**Problem**
Output every line exactly as written. Leave out pictures.

----

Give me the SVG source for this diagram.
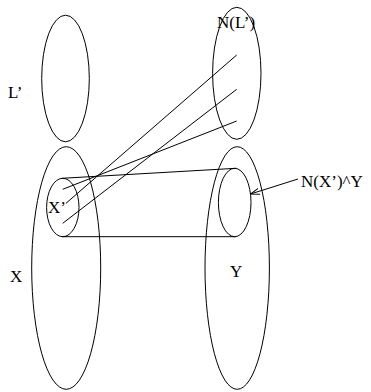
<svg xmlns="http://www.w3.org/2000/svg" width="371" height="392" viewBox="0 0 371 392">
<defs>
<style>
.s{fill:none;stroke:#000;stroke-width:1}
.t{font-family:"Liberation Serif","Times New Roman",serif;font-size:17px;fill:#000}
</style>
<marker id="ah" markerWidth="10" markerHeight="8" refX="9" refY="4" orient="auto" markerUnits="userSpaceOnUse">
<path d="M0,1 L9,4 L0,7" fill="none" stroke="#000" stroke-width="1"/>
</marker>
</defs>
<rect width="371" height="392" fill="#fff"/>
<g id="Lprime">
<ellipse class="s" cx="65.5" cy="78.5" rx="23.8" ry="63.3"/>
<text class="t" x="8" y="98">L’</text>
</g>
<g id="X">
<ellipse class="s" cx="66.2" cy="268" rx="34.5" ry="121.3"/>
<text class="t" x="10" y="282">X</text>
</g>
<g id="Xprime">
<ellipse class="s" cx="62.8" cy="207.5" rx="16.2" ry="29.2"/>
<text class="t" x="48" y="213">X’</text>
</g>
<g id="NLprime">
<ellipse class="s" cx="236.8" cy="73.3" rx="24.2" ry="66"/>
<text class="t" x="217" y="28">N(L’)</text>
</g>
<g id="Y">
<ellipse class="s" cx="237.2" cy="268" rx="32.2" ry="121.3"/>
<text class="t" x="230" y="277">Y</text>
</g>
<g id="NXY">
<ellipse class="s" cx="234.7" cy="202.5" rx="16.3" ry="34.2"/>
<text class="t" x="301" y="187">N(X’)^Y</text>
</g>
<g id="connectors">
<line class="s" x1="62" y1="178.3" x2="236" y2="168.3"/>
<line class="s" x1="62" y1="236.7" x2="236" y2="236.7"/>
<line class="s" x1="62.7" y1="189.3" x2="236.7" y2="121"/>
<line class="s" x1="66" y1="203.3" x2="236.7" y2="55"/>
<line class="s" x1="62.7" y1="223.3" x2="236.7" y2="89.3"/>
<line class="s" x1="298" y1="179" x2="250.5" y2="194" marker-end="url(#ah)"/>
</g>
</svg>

----

**Reply to the task**
Give me the SVG source for this diagram.
<svg xmlns="http://www.w3.org/2000/svg" width="371" height="392" viewBox="0 0 371 392">
<defs>
<style>
.s{fill:none;stroke:#000;stroke-width:1}
.t{font-family:"Liberation Serif","Times New Roman",serif;font-size:17px;fill:#000}
</style>
<marker id="ah" markerWidth="10" markerHeight="8" refX="9" refY="4" orient="auto" markerUnits="userSpaceOnUse">
<path d="M0,1 L9,4 L0,7" fill="none" stroke="#000" stroke-width="1"/>
</marker>
</defs>
<rect width="371" height="392" fill="#fff"/>
<g id="Lprime">
<ellipse class="s" cx="65.5" cy="78.5" rx="23.8" ry="63.3"/>
<text class="t" x="8" y="98">L’</text>
</g>
<g id="X">
<ellipse class="s" cx="66.2" cy="268" rx="34.5" ry="121.3"/>
<text class="t" x="10" y="282">X</text>
</g>
<g id="Xprime">
<ellipse class="s" cx="62.8" cy="207.5" rx="16.2" ry="29.2"/>
<text class="t" x="48" y="213">X’</text>
</g>
<g id="NLprime">
<ellipse class="s" cx="236.8" cy="73.3" rx="24.2" ry="66"/>
<text class="t" x="217" y="28">N(L’)</text>
</g>
<g id="Y">
<ellipse class="s" cx="237.2" cy="268" rx="32.2" ry="121.3"/>
<text class="t" x="230" y="277">Y</text>
</g>
<g id="NXY">
<ellipse class="s" cx="234.7" cy="202.5" rx="16.3" ry="34.2"/>
<text class="t" x="301" y="187">N(X’)^Y</text>
</g>
<g id="connectors">
<line class="s" x1="62" y1="178.3" x2="236" y2="168.3"/>
<line class="s" x1="62" y1="236.7" x2="236" y2="236.7"/>
<line class="s" x1="62.7" y1="189.3" x2="236.7" y2="121"/>
<line class="s" x1="66" y1="203.3" x2="236.7" y2="55"/>
<line class="s" x1="62.7" y1="223.3" x2="236.7" y2="89.3"/>
<line class="s" x1="298" y1="179" x2="250.5" y2="194" marker-end="url(#ah)"/>
</g>
</svg>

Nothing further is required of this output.